* **Directive**:
Quote every line of the data below as it stands, omitting pictures.
^^^^^^^^^^^^^^^^
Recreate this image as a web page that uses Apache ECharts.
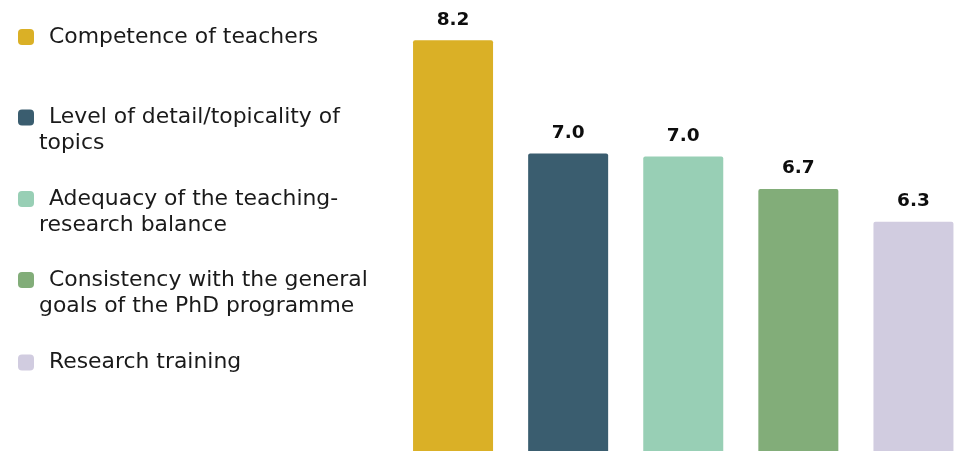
<!DOCTYPE html>
<html>
<head>
<meta charset="utf-8">
<script src="https://cdn.jsdelivr.net/npm/echarts@6/dist/echarts.min.js"></script>
<style>
html,body{margin:0;padding:0;background:#fff;}
#chart{width:974px;height:451px;}
</style>
</head>
<body>
<div id="chart"></div>
<script>
const categories = [
  'Competence of teachers',
  'Level of detail/topicality of topics',
  'Adequacy of the teaching-research balance',
  'Consistency with the general goals of the PhD programme',
  'Research training'
];
const legendLines = [
  ['Competence of teachers'],
  ['Level of detail/topicality of', 'topics'],
  ['Adequacy of the teaching-', 'research balance'],
  ['Consistency with the general', 'goals of the PhD programme'],
  ['Research training']
];
const values = [8.21, 7.03, 7.00, 6.66, 6.32];

const colors = ['#DAB026', '#3A5D6F', '#98CFB5', '#82AD79', '#D1CCE0'];
const iconCenters = [37, 117.5, 199, 280, 362.5];

const chart = echarts.init(document.getElementById('chart'));

const series = categories.map((name, i) => ({
  name: name,
  type: 'bar',
  stack: 'all',
  barWidth: 80,
  data: values.map((v, j) => (j === i ? v : null)),
  itemStyle: { color: colors[i], borderRadius: [2, 2, 0, 0] },
  label: {
    show: true,
    position: 'top',
    distance: 11,
    formatter: p => (p.value == null ? '' : p.value.toFixed(1)),
    fontFamily: 'DejaVu Sans',
    fontWeight: 'bold',
    fontSize: 18.5,
    color: '#0d0d0d'
  },
  emphasis: { disabled: true }
}));

const legends = categories.map((name, i) => {
  const lines = legendLines[i];
  const two = lines.length > 1;
  const top = two ? iconCenters[i] - 39 : iconCenters[i] - 13;
  return {
    data: [name],
    orient: 'vertical',
    left: 18,
    top: top,
    padding: 0,
    itemWidth: 16,
    itemHeight: 16,
    icon: 'roundRect',
    selectedMode: false,
    formatter: () => '{i| }' + lines.join('\n'),
    textStyle: {
      fontFamily: 'DejaVu Sans',
      fontSize: 21.9,
      color: '#1a1a1a',
      lineHeight: 26,
      padding: two ? [26, 0, 0, 0] : 0,
      rich: {
        i: { width: 10, lineHeight: 26, fontSize: 21.9, fontFamily: 'DejaVu Sans' }
      }
    }
  };
});

chart.setOption({
  animation: false,
  backgroundColor: '#ffffff',
  legend: legends,
  grid: { left: 395.5, right: 3, top: 0, bottom: 0 },
  xAxis: {
    type: 'category',
    data: categories,
    show: false
  },
  yAxis: {
    type: 'value',
    min: 3.93,
    max: 8.63,
    show: false,
    splitLine: { show: false }
  },
  series: series
});
</script>
</body>
</html>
^^^^^^^^^^^^^^^^
* **Response to this task**:
Recreate this image as a web page that uses Apache ECharts.
<!DOCTYPE html>
<html>
<head>
<meta charset="utf-8">
<script src="https://cdn.jsdelivr.net/npm/echarts@6/dist/echarts.min.js"></script>
<style>
html,body{margin:0;padding:0;background:#fff;}
#chart{width:974px;height:451px;}
</style>
</head>
<body>
<div id="chart"></div>
<script>
const categories = [
  'Competence of teachers',
  'Level of detail/topicality of topics',
  'Adequacy of the teaching-research balance',
  'Consistency with the general goals of the PhD programme',
  'Research training'
];
const legendLines = [
  ['Competence of teachers'],
  ['Level of detail/topicality of', 'topics'],
  ['Adequacy of the teaching-', 'research balance'],
  ['Consistency with the general', 'goals of the PhD programme'],
  ['Research training']
];
const values = [8.21, 7.03, 7.00, 6.66, 6.32];

const colors = ['#DAB026', '#3A5D6F', '#98CFB5', '#82AD79', '#D1CCE0'];
const iconCenters = [37, 117.5, 199, 280, 362.5];

const chart = echarts.init(document.getElementById('chart'));

const series = categories.map((name, i) => ({
  name: name,
  type: 'bar',
  stack: 'all',
  barWidth: 80,
  data: values.map((v, j) => (j === i ? v : null)),
  itemStyle: { color: colors[i], borderRadius: [2, 2, 0, 0] },
  label: {
    show: true,
    position: 'top',
    distance: 11,
    formatter: p => (p.value == null ? '' : p.value.toFixed(1)),
    fontFamily: 'DejaVu Sans',
    fontWeight: 'bold',
    fontSize: 18.5,
    color: '#0d0d0d'
  },
  emphasis: { disabled: true }
}));

const legends = categories.map((name, i) => {
  const lines = legendLines[i];
  const two = lines.length > 1;
  const top = two ? iconCenters[i] - 39 : iconCenters[i] - 13;
  return {
    data: [name],
    orient: 'vertical',
    left: 18,
    top: top,
    padding: 0,
    itemWidth: 16,
    itemHeight: 16,
    icon: 'roundRect',
    selectedMode: false,
    formatter: () => '{i| }' + lines.join('\n'),
    textStyle: {
      fontFamily: 'DejaVu Sans',
      fontSize: 21.9,
      color: '#1a1a1a',
      lineHeight: 26,
      padding: two ? [26, 0, 0, 0] : 0,
      rich: {
        i: { width: 10, lineHeight: 26, fontSize: 21.9, fontFamily: 'DejaVu Sans' }
      }
    }
  };
});

chart.setOption({
  animation: false,
  backgroundColor: '#ffffff',
  legend: legends,
  grid: { left: 395.5, right: 3, top: 0, bottom: 0 },
  xAxis: {
    type: 'category',
    data: categories,
    show: false
  },
  yAxis: {
    type: 'value',
    min: 3.93,
    max: 8.63,
    show: false,
    splitLine: { show: false }
  },
  series: series
});
</script>
</body>
</html>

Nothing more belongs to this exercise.